Jim Cramer, host of CNBC's Mad Money, succinctly expressed the thoughts of many analysts regarding the LinkedIn IPO and its early success.
It's all downhill from here, Cramer said on his show.
Cramer was adamant that the LinkedIn deal was not good for markets, not a good buy and it sets a dangerous precedent. He says this very well could be a repeat of the dot-com bubble, which took place in the late 1990s and eventually burst in the early part of the millennium.
There were 300 companies that went public between 1999 and 2000, only a handful are still around today, Cramer said.
Cramer's thoughts on the LinkedIn came shortly after the company nearly tripled its IPO valuation on its first day on Wall St. LinkedIn's stock rose to $115.09 before settling to its current place which is anywhere between $95-$105 per share. Still, the impressive response to LinkedIn has many analysts nervous about the reality of the situation.

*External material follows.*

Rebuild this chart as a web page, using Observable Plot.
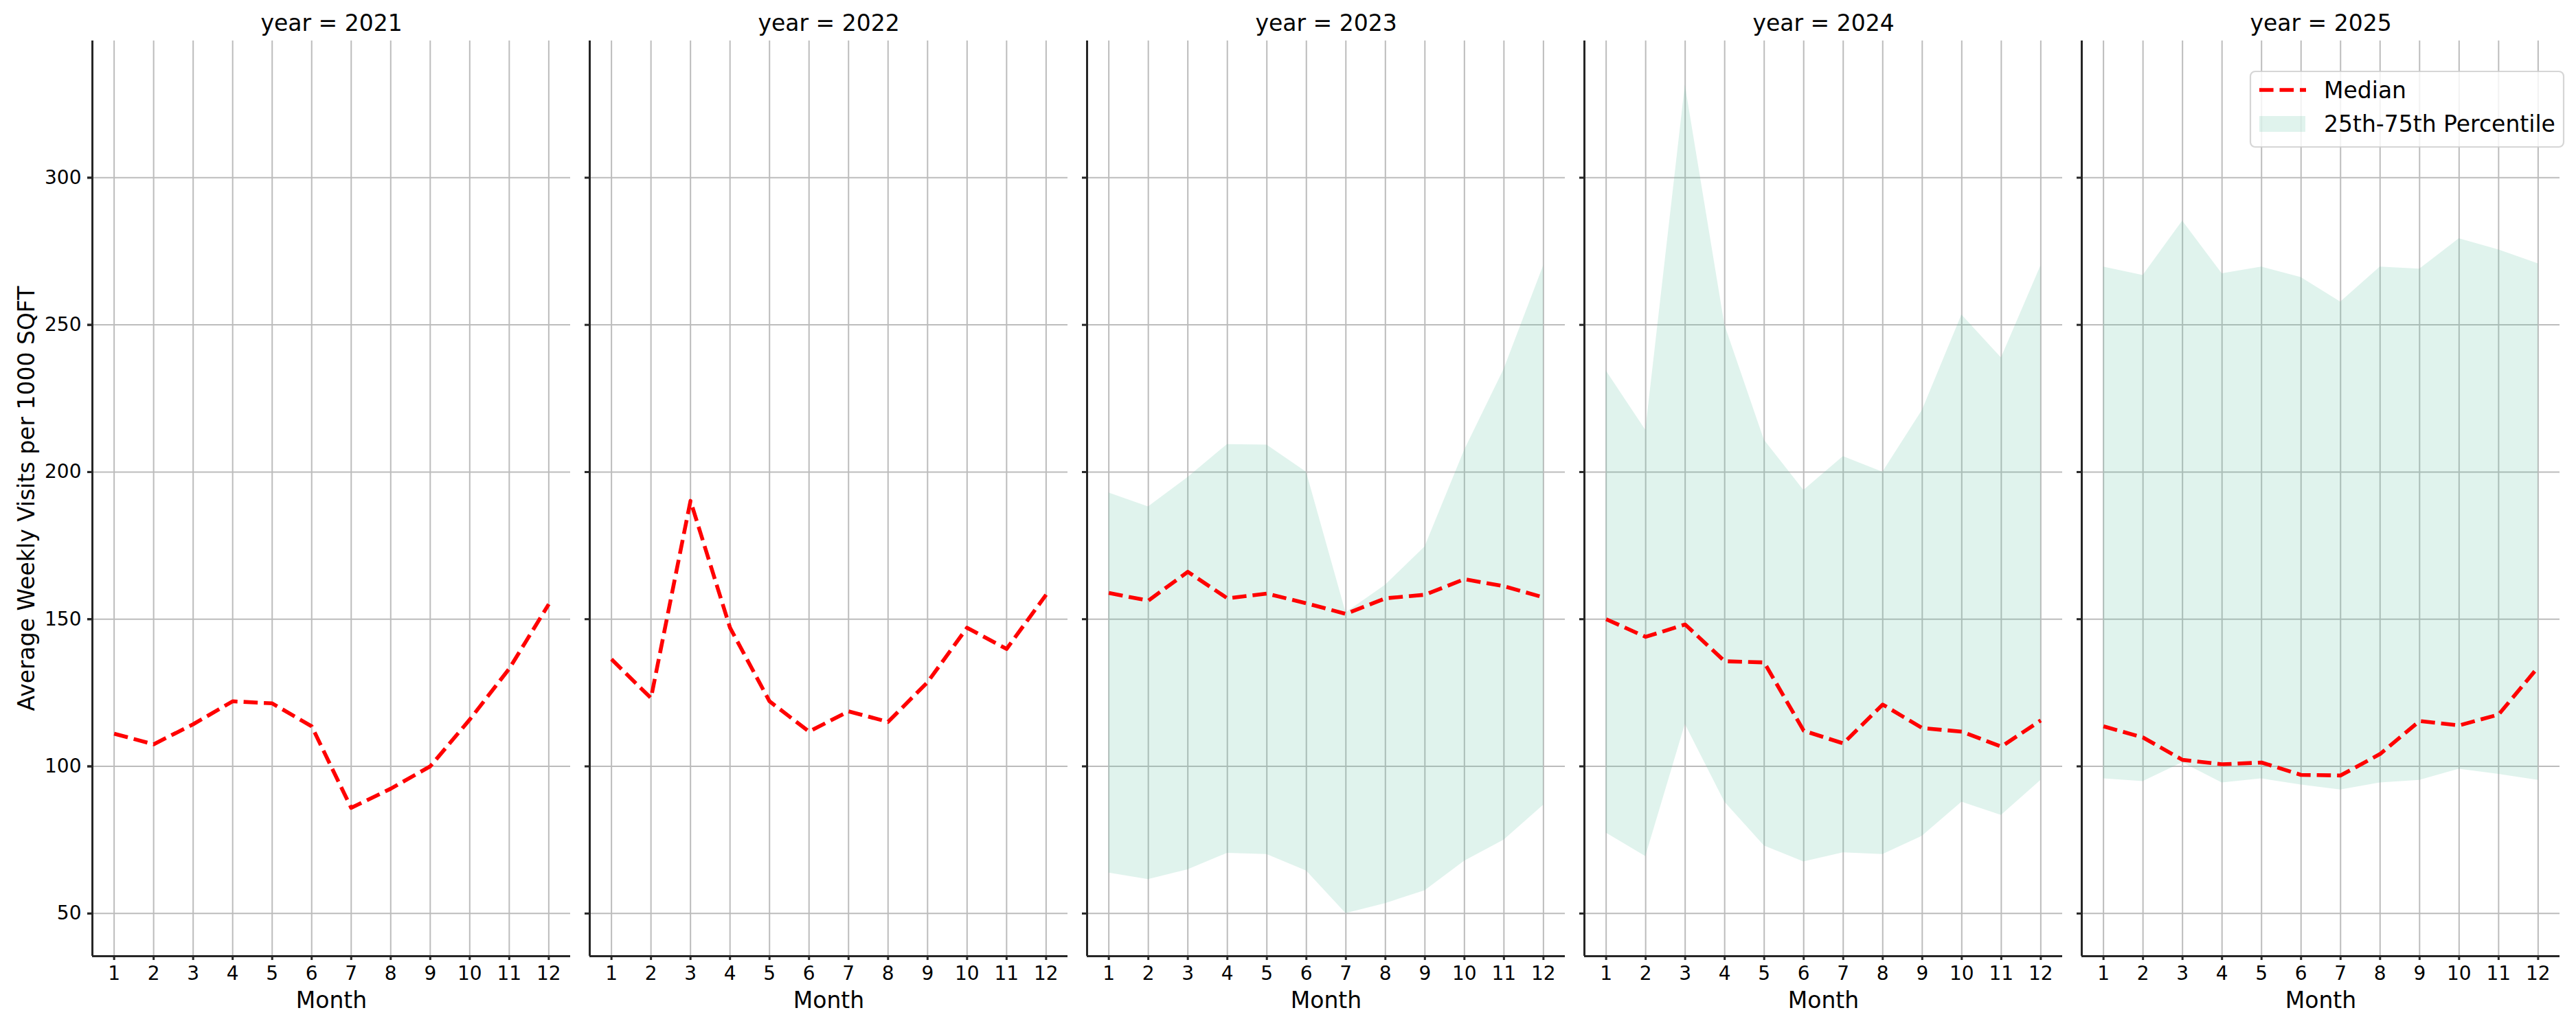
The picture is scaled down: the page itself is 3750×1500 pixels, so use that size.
<!DOCTYPE html>
<html>
<head>
<meta charset="utf-8">
<script src="https://cdn.jsdelivr.net/npm/d3@7"></script>
<script src="https://cdn.jsdelivr.net/npm/@observablehq/plot@0.6"></script>
<style>
  html, body { margin: 0; padding: 0; background: #fff; overflow: hidden; }
  #chart svg { display: block; }
</style>
</head>
<body>
<div id="chart"></div>
<script>
// ---- data ----
const years = [2021, 2022, 2023, 2024, 2025];
const months = [1, 2, 3, 4, 5, 6, 7, 8, 9, 10, 11, 12];
const yTicks = [50, 100, 150, 200, 250, 300];
const xDomain = [0.45, 12.55];
const yDomain = [35.5, 346.5];

const median2021 = [111.1, 107.5, 114.3, 122.1, 121.4, 113.6, 85.9, 92.4, 100.0, 115.9, 133.2, 155.1];
const median2022 = [136.4, 123.2, 190.2, 147.1, 122.1, 111.8, 118.7, 115.1, 128.6, 147.1, 139.9, 158.3];
const median2023 = [158.9, 156.3, 166.1, 157.1, 158.7, 155.4, 151.8, 157.1, 158.3, 163.6, 161.2, 157.4];
const median2024 = [150.0, 144.0, 148.2, 135.7, 135.3, 112.1, 107.8, 121.0, 113.0, 111.8, 106.7, 115.6];
const median2025 = [113.6, 109.8, 102.2, 100.7, 101.3, 97.1, 96.9, 104.2, 115.4, 113.9, 117.6, 133.7];

const p25_2023 = [63.8, 61.6, 64.9, 70.5, 70.1, 64.5, 50.0, 53.4, 57.8, 67.8, 75.0, 86.8];
const p75_2023 = [192.9, 188.2, 198.2, 209.4, 209.2, 200.0, 152.2, 161.6, 174.6, 207.4, 234.9, 270.1];
const p25_2024 = [77.4, 69.4, 114.3, 87.9, 73.0, 67.6, 70.7, 70.1, 76.3, 87.9, 83.4, 95.3];
const p75_2024 = [234.4, 214.2, 331.5, 250.0, 210.9, 193.8, 205.3, 200.0, 221.0, 253.4, 238.8, 270.1];
const p25_2025 = [95.8, 94.9, 101.3, 94.4, 95.8, 93.7, 92.0, 94.4, 95.3, 99.1, 97.3, 95.3];
const p75_2025 = [269.7, 266.8, 285.3, 267.4, 269.7, 266.1, 257.8, 269.7, 269.0, 279.3, 275.5, 270.8];

const yLabel = "Average Weekly Visits per 1000 SQFT";
const legendLabels = ["Median", "25th-75th Percentile"];

// ---- tables ----
const medians = {2021: median2021, 2022: median2022, 2023: median2023, 2024: median2024, 2025: median2025};
const bands = {2023: [p25_2023, p75_2023], 2024: [p25_2024, p75_2024], 2025: [p25_2025, p75_2025]};

const rows = years.flatMap(y => months.map((m, i) => ({year: y, month: m, median: medians[y][i]})));
const bandRows = Object.keys(bands).flatMap(y => months.map((m, i) => ({year: +y, month: m, p25: bands[y][0][i], p75: bands[y][1][i]})));

const RED = "#ff0000";
const FILL = "#66c2a5";
const GRID = "#bcbcbc";
const SPINE = "#262626";
const DASH = "20.6,8.9";

const chart = Plot.plot({
  width: 3750,
  height: 1500,
  marginLeft: 132,
  marginRight: 22,
  marginTop: 59,
  marginBottom: 108,
  style: {fontFamily: "'DejaVu Sans', sans-serif", fontSize: "28px", color: "#000", background: "#fff", overflow: "visible"},
  fx: {domain: years, paddingInner: 0.0386, paddingOuter: 0, axis: null},
  x: {domain: xDomain},
  y: {domain: yDomain},
  marks: [
    Plot.gridY({ticks: yTicks, stroke: GRID, strokeOpacity: 1, strokeWidth: 2}),
    Plot.gridX({ticks: months, stroke: GRID, strokeOpacity: 1, strokeWidth: 2}),
    Plot.areaY(bandRows, {fx: "year", x: "month", y1: "p25", y2: "p75", fill: FILL, fillOpacity: 0.2}),
    Plot.ruleX(years, {fx: d => d, x: () => xDomain[0], stroke: SPINE, strokeWidth: 3}),
    Plot.ruleY(years, {fx: d => d, y: () => yDomain[0], stroke: SPINE, strokeWidth: 3}),
    Plot.lineY(rows, {fx: "year", x: "month", y: "median", stroke: RED, strokeWidth: 5.6, strokeDasharray: DASH, strokeLinecap: "butt", strokeLinejoin: "round"}),
    Plot.axisY({ticks: yTicks, tickSize: 7, tickPadding: 9, fontSize: 28, label: null, stroke: SPINE, strokeWidth: 3}),
    Plot.axisY({ticks: yTicks, tickSize: 7, tickFormat: () => "", label: null, facetAnchor: null, stroke: SPINE, strokeWidth: 3}),
    Plot.axisX({ticks: months, tickSize: 6, tickPadding: 9, fontSize: 28, label: null, stroke: SPINE, strokeWidth: 3}),
    Plot.text(years, {fx: d => d, frameAnchor: "top", lineAnchor: "middle", textAnchor: "middle", dy: -25, text: d => `year = ${d}`, fontSize: 33}),
    Plot.text(years, {fx: d => d, frameAnchor: "bottom", lineAnchor: "middle", textAnchor: "middle", dy: 65, text: () => "Month", fontSize: 33}),
    Plot.text([years[0]], {fx: d => d, frameAnchor: "left", lineAnchor: "middle", textAnchor: "middle", dx: -94.6, rotate: -90, text: () => yLabel, fontSize: 33})
  ]
});

document.getElementById("chart").appendChild(chart);

// ---- legend (inside last panel, upper right) ----
const svg = d3.select(chart);
const lg = svg.append("g")
  .attr("font-family", "'DejaVu Sans', sans-serif")
  .attr("font-size", 33)
  .attr("text-anchor", "start");
lg.append("rect").attr("x", 3276).attr("y", 104).attr("width", 456).attr("height", 110)
  .attr("rx", 7).attr("fill", "#fff").attr("fill-opacity", 0.8)
  .attr("stroke", "#cccccc").attr("stroke-opacity", 0.8).attr("stroke-width", 2.2);
lg.append("line").attr("x1", 3289).attr("x2", 3357).attr("y1", 131).attr("y2", 131)
  .attr("stroke", RED).attr("stroke-width", 5.6).attr("stroke-dasharray", DASH);
lg.append("rect").attr("x", 3289).attr("y", 169).attr("width", 67).attr("height", 23)
  .attr("fill", FILL).attr("fill-opacity", 0.2);
lg.append("text").attr("x", 3383).attr("y", 143).attr("fill", "#000").attr("text-anchor", "start").text(legendLabels[0]);
lg.append("text").attr("x", 3383).attr("y", 192).attr("fill", "#000").attr("text-anchor", "start").text(legendLabels[1]);
</script>
</body>
</html>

Financial analysis firm Morningstar Research has LinkedIn valued at $27 per share, well below its current $100 per share status. Like many others, Morningstar analyst Rick Summer says LinkedIn has a good-sized user base with potential for advertising revenue. However, he's not sure how easy it will be for LinkedIn to maintain that user base while creating a website that is more appealing for advertising dollars.
Online advertising is an important component of the company's revenue stream, and management has instituted some initiatives to increase traffic and page views on the website. It is not clear to us that individuals want to spend more time at LinkedIn, and the value might only be in the contact database and resume-maintenance capabilities. If the website changes dramatically to become more of a content destination site, users might stop using LinkedIn, Summer said.
The company's premium services, Morningstar says, are practically non-existence in terms of a revenue generator. Summer doesn't see that changing any time soon.
Ray Valdes, analyst at Gartner, also recognizes LinkedIn as a viable business with a lot of users and revenue opportunities. However even with those opportuitites, he says LinkedIn's high stock price is destined to drop.
It's matter of time before it sinks back down to an appropriate level, Valdes said. It all depends to what extent there is generalized bubble. In that scenario, valuations stay high for a longer period of time.
Veteran technology analysts, like Rob Enderle of the Enderle Group, say the pent up demand for a social networking company to go public caused LinkedIn's stock to soar. However, Enderle says LinkedIn will eventually correct itself.
LinkedIn, Facebook, Twitter - they don't have Google's potential for advertising dollars, Enderle said. These networks will correct and investors will get nervous and that will damage their ability to come out at a high rate.
He says even as quick as LinkedIn's first quarter financials could scare the crap out of investors.